It is well-known that there exists an ongoing need to miniaturize the footprint of integrated circuits (ICs), whilst at the same time increasing the complexity of such ICs. In other words, there exists a need to integrate more components per available unit area. This is of course far from trivial, especially since components such as transistors can influence each other when placed in close vicinity to each other in an active substrate of the die. Such interference is of course highly unwanted. To prevent such interference from occurring, active components in an IC die are typically laterally electrically insulated from each other by isolation regions such as LOCOS (local oxidation of silicon) or STI (shallow trench isolation) regions.

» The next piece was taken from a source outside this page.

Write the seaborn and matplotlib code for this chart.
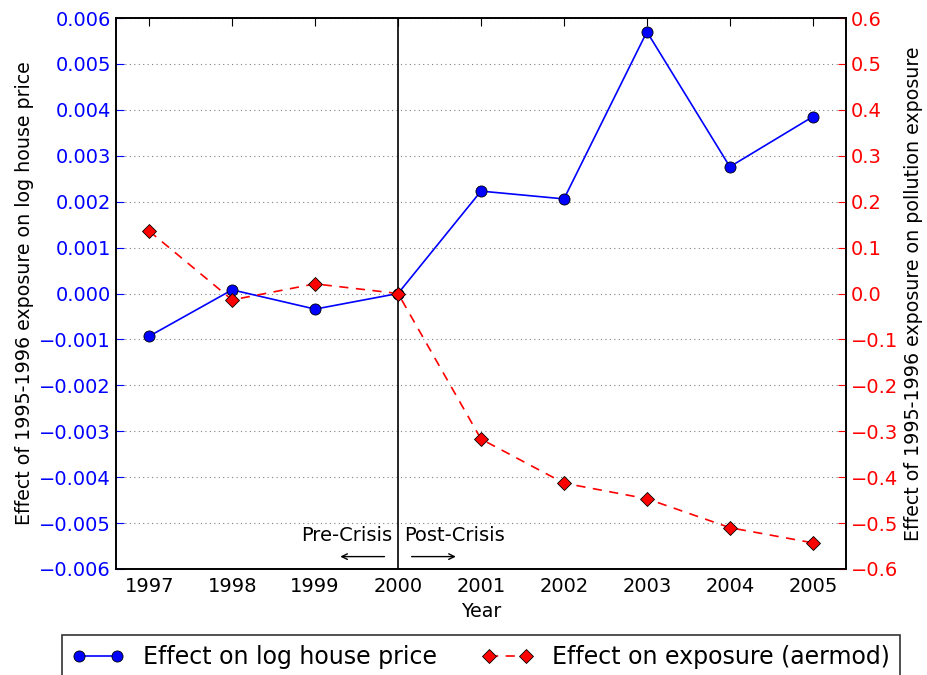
import matplotlib
matplotlib.use("Agg")
import matplotlib.pyplot as plt
import seaborn as sns
import pandas as pd
import numpy as np

years = [1997, 1998, 1999, 2000, 2001, 2002, 2003, 2004, 2005]
house_price = [-0.00093, 0.00008, -0.00034, 0.0, 0.00223, 0.00206, 0.0057, 0.00276, 0.00385]
exposure = [0.136, -0.014, 0.021, 0.0, -0.317, -0.413, -0.447, -0.51, -0.543]
left_ticks = [-0.006, -0.005, -0.004, -0.003, -0.002, -0.001, 0.0, 0.001, 0.002, 0.003, 0.004, 0.005, 0.006]
right_ticks = [-0.6, -0.5, -0.4, -0.3, -0.2, -0.1, 0.0, 0.1, 0.2, 0.3, 0.4, 0.5, 0.6]

sns.set_style("white")
plt.rcParams['font.family'] = ['DejaVu Sans']
plt.rcParams['text.color'] = 'black'
plt.rcParams['axes.labelcolor'] = 'black'

df = pd.DataFrame({"Year": years, "house": house_price, "exposure": exposure})

fig = plt.figure(figsize=(9.27, 6.75), dpi=100)
ax = fig.add_axes([116/927, 1 - 569/675, (846-116)/927, (569-18)/675])
ax2 = ax.twinx()

sns.lineplot(data=df, x="Year", y="house", ax=ax, color="blue", marker="o",
             markersize=8, markeredgecolor="black", markeredgewidth=0.6,
             linewidth=1.2, label="Effect on log house price", legend=False)
sns.lineplot(data=df, x="Year", y="exposure", ax=ax2, color="red", marker="D",
             markersize=7, markeredgecolor="black", markeredgewidth=0.6,
             linewidth=1.2, label="Effect on exposure (aermod)", legend=False)
for ln in ax2.get_lines():
    ln.set_dashes((5.5, 4.5))

ax.set_xlim(1996.6, 2005.4)
ax.set_ylim(-0.006, 0.006)
ax2.set_ylim(-0.6, 0.6)
ax.set_xticks(years)
ax.set_xticklabels([str(y) for y in years])
ax.set_yticks(left_ticks)
ax.set_yticklabels([f"{t:.3f}".replace("-", "\u2212") for t in left_ticks])
ax2.set_yticks(right_ticks)
ax2.set_yticklabels([f"{t:.1f}".replace("-", "\u2212") for t in right_ticks])

ax.yaxis.grid(True, linestyle=(0, (1, 3)), color="gray", linewidth=0.8)
ax.set_axisbelow(True)

ax.tick_params(axis="x", direction="in", top=True, length=6, labelsize=14, pad=6, colors="black")
ax.tick_params(axis="y", direction="in", length=6, labelsize=14, colors="blue", labelcolor="blue")
ax2.tick_params(axis="y", direction="in", length=6, labelsize=14, colors="red", labelcolor="red")
for a in (ax, ax2):
    for s in a.spines.values():
        s.set_color("black")
        s.set_linewidth(1.2)

ax.set_xlabel("Year", fontsize=13.7)
ax.set_ylabel("Effect of 1995-1996 exposure on log house price", fontsize=13.7, labelpad=4)
ax2.set_ylabel("Effect of 1995-1996 exposure on pollution exposure", fontsize=13.7, labelpad=4)

ax.axvline(2000, color="black", linewidth=1.2)
ax.text(1999.93, -0.00528, "Pre-Crisis", ha="right", va="center", fontsize=14)
ax.text(2000.07, -0.00528, "Post-Crisis", ha="left", va="center", fontsize=14)
ax.annotate("", xy=(1999.27, -0.00573), xytext=(1999.87, -0.00573),
            arrowprops=dict(arrowstyle="->", color="black", lw=1))
ax.annotate("", xy=(2000.73, -0.00573), xytext=(2000.13, -0.00573),
            arrowprops=dict(arrowstyle="->", color="black", lw=1))

h1, l1 = ax.get_legend_handles_labels()
h2, l2 = ax2.get_legend_handles_labels()
leg = fig.legend(h1 + h2, l1 + l2, loc="lower center", bbox_to_anchor=(0.519, -0.005),
                 ncol=2, fontsize=17, frameon=True, fancybox=False, edgecolor="black",
                 numpoints=2, columnspacing=1.9, handlelength=2.2, borderaxespad=0)
leg.get_frame().set_linewidth(1.2)

fig.savefig("out.png", dpi=100)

As will be apparent, the inclusion of such isolation regions further complicates increasing the component density. For this reason, the isolation regions have been used as carriers or substrates of (passive) components, e.g. high-voltage resistors, which do not require the use of the active substrate, with the isolation region providing the necessary electrical insulation from the active substrate. A prime example of such a passive component on top of the isolation structure is a polysilicon resistor, the characteristics of which are described in detail in chapter 11.2 of “Device modeling for analog and RF CMOS circuit design” by Trond Ytterdal et. al, published in 2003 by John Wiley and Sons Ltd., Chichester, England.
However, it has been found that the present inventors that the inclusion of passive components such as a polysilicon resistor on an isolation structure in the active substrate can increase the number of die failures.